- Data to use -
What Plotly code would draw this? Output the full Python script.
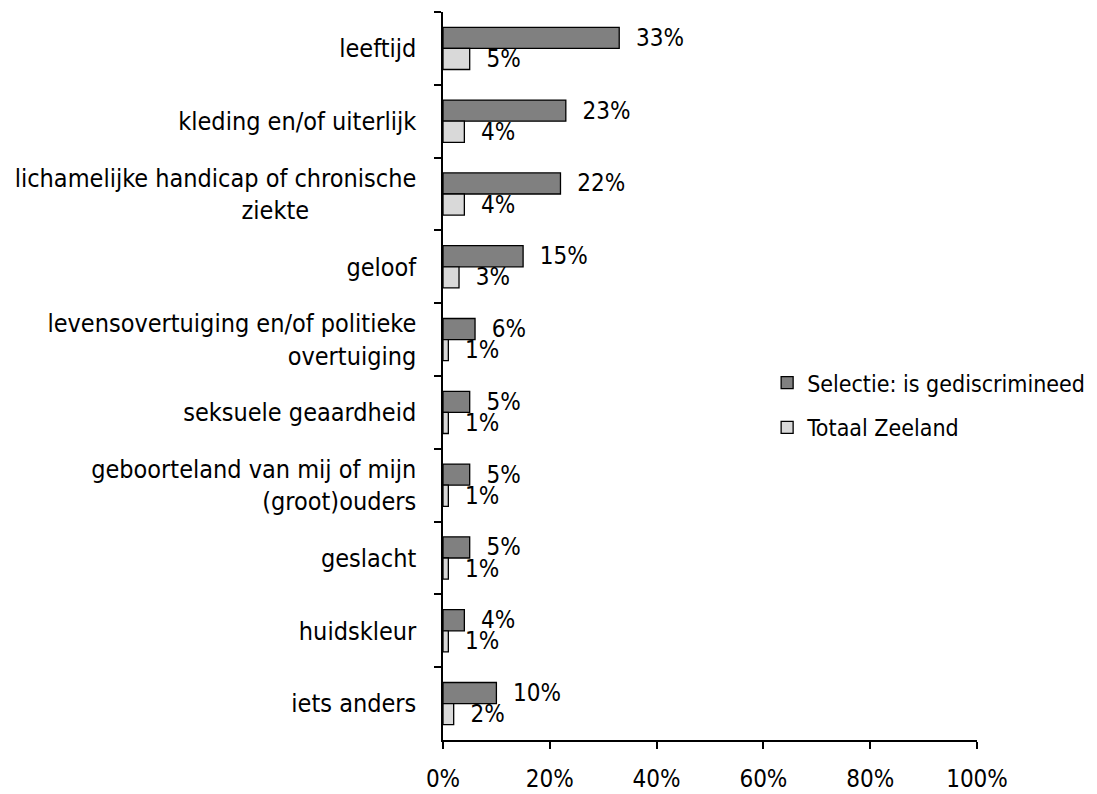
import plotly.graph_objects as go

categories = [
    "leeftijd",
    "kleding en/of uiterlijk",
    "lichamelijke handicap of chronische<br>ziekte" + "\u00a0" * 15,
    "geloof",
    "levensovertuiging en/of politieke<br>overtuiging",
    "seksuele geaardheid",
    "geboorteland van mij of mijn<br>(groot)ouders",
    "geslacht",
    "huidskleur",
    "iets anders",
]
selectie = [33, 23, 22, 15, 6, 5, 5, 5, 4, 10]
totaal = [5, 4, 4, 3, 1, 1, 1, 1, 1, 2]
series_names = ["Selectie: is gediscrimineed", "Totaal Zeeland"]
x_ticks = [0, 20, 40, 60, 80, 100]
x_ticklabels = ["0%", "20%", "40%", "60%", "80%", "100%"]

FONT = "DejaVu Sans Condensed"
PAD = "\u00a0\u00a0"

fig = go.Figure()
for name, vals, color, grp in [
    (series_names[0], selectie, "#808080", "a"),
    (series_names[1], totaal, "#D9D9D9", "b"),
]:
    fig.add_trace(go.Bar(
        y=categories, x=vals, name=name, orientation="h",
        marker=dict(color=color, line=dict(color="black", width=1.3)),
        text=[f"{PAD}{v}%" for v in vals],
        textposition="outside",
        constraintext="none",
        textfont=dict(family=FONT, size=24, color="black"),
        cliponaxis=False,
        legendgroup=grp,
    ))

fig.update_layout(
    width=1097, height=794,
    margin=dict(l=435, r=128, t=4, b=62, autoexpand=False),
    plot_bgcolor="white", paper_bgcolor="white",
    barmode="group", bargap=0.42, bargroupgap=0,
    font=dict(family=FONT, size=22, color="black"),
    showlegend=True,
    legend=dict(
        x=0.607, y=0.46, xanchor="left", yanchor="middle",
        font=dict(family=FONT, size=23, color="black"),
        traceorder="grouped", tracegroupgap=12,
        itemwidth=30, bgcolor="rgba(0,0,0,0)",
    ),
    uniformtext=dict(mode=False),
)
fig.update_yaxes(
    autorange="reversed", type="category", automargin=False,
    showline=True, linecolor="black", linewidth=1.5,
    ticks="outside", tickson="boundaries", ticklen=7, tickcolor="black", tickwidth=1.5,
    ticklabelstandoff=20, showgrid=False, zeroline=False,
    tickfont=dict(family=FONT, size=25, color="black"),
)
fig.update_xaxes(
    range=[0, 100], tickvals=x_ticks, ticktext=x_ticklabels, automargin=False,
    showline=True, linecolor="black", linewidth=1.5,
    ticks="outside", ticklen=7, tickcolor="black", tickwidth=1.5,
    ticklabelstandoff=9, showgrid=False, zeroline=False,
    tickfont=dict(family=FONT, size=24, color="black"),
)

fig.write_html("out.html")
==
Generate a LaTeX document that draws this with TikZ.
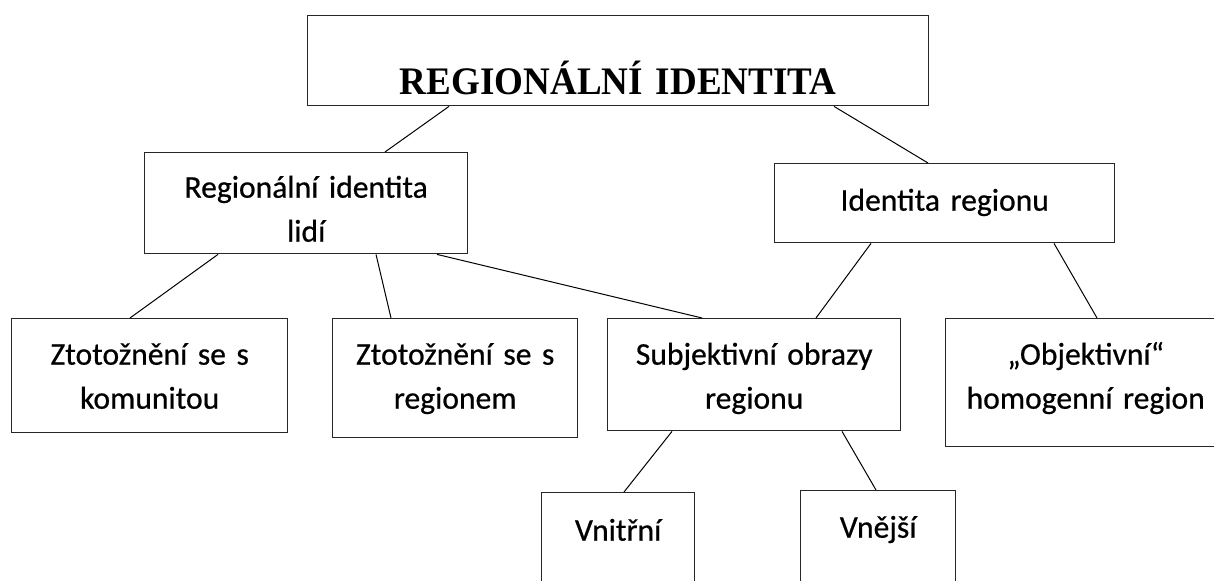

- Goal -
From the listing above, restate verbatim the lines running from the one with "What Plotly code" through the one with "import plotly.graph_objects as go", inclusive, but not the pictures.

- Output for this exercise -
What Plotly code would draw this? Output the full Python script.
import plotly.graph_objects as go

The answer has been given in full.